Containers are a bit more complicated. Each containers has two layers,
one (called the
init layer), which is based on an image layer and a
child of that which contains the actual container content. The init
layer contains a few files that must always exist in Docker containers
/.dockerinit). Committing a container (and thus creating an
image) involves finding all the changes from the init layer to the
container layer and applying those to a new layer based on the same
image the container used.
The vfs Backend
The vfs backend is a very simple fallback that has no copy-on-write support. Each layer is just a separate directory. Creating a new layer based on another layer is done by making a deep copy of the base layer into a new directory.
Since this backend doesn’t share diskspace use between layers, and since creating a new layer is a slow operation this is not a very practical backend.

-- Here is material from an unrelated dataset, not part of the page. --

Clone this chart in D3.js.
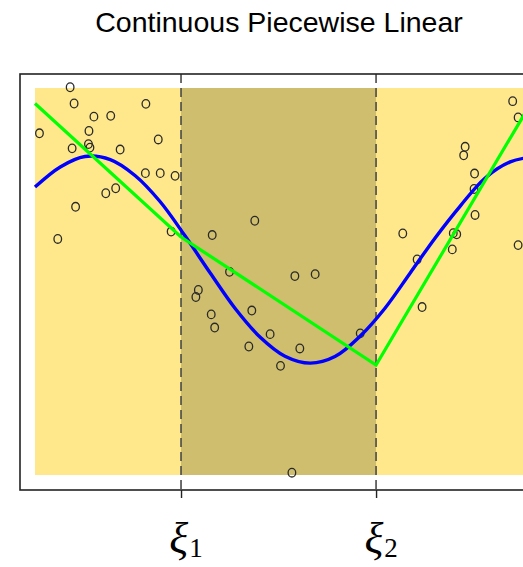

However, it still has its uses, for instance to verify other backends against, or if you need a super robust (if slow) backend that works everywhere.
The devicemapper Backend
The devicemapper backend uses the device-mapper thin provisioning module (dm-thinp) to implement layers. Device-mapper is the kernel part of the LVM2 logical volumes system, so this is a block-level copy-on-write system.
The thin provisioning module takes two block devices (the data and the
metadata devices) and creates a
pool of space that can be used to
create other block devices from. Such block devices are
provisioned meaning they start out empty, and the parts that are
unused are not allocated. Additionally it is possible to take a
copy-on-write snapshot of a device, producing a new device.
On first startup Docker creates a base device on the thin pool, containing a empty ext4 filesystem. All other layers are (directly or indirectly) snapshots of this base layer. The filesystem has a fixed size, which means that all the images and containers have a maximum size. By default this size is 10GB, although due to the thin provisioning each device tends to use only less space in the pool.
In order to set up a thin pool you need two block devices, which is
not always something users want to deal with. So, by default Docker
creates two regular files inside
metadata and uses loopback to create block devices of these for the
thin pool. These files are by default 100GB (data) and 2GB (metadata),
but they are
sparse meaning that unused blocks are not mapped, and
thus does not take space on the host filesystem. Additionally there
is and external file
/var/lib/docker/devicemapper/devicemapper/json) that contains the
mapping from Docker layer names to thin pool ids.
The loopback setup makes it very easy to start using docker on any machine, but it is not the most efficient way to use devicemapper. On production servers it is recommended that you set up the docker thin pool to use real block devices. For best performance the metadata device should be on a SSD driver, or at least on a different spindle from the data device.
In order to support multiple Docker instances on a system the thin
pool will be named something like
0:30 part is the minor/major device nr and
19478248 is the
inode number of the /var/lib/docker/devicemapper directory. The same
prefix is used for the actual thin devices.
The btrfs Backend
The brtfs backend requires
/var/lib/docker to be on a btrfs filesystem
and uses the filesystem level snapshotting to implement layers.
Each layer is stored as a btrfs subvolume inside
/var/lib/docker/btrfs/subvolumes and start out as a snapshot of the
parent subvolume (if any).
This backend is pretty fast, however btrfs is still maturing and is not
considered production ready for heavy write loads. Mounting /var/lib/docker
on a different filesystem than the rest of your system is recommended in
order to limit the impact of filesystem corruption. You would also want to
mount the volume directory
/var/lib/docker/vfs/ on a standard XFS or EXT4
filesystem to ensure container data is protected.
The aufs Backend
The aufs backend uses the aufs union filesystem. This is not supported on the upstream kernel and most distributions (including any from Red Hat), and thus is not recommended as a production filesystem. It is the original backend for Docker and commonly used on Ubuntu based distributions.
The backend stores each layer as an regular directory, containing regular files and special aufs metadata. This makes up for all the files unique to that layer, as well as information about which files are removed from the previous layer. It then relies on the aufs filesystem to combine all the layers into a single mountpoint. Any changes to this mountpoint goes into the topmost layer.
Comparison of the Backends
All backends except the vfs one shares diskspace between base images. However, they work on different levels, so the behaviour is somewhat different. Both devicemapper and btrfs share data on the block level, so a single change in a file will cause just the block containing that byte being duplicated. However the aufs backend works on the file level, so any change to a file means the entire file will be copied to the top layer and then changed there. The exact behaviour here therefore depends on what kind of write behaviour an application does.
However, any kind of write-heavy load inside a container (such as databases or large logs) should generally be done to a volume. A volume is a plain directory from the host mounted into the container, which means it has none of the overhead that the storage backends may have. It also means you can easily access the data from a new container if you update the image, or if you want to access the same data from multiple concurrent containers.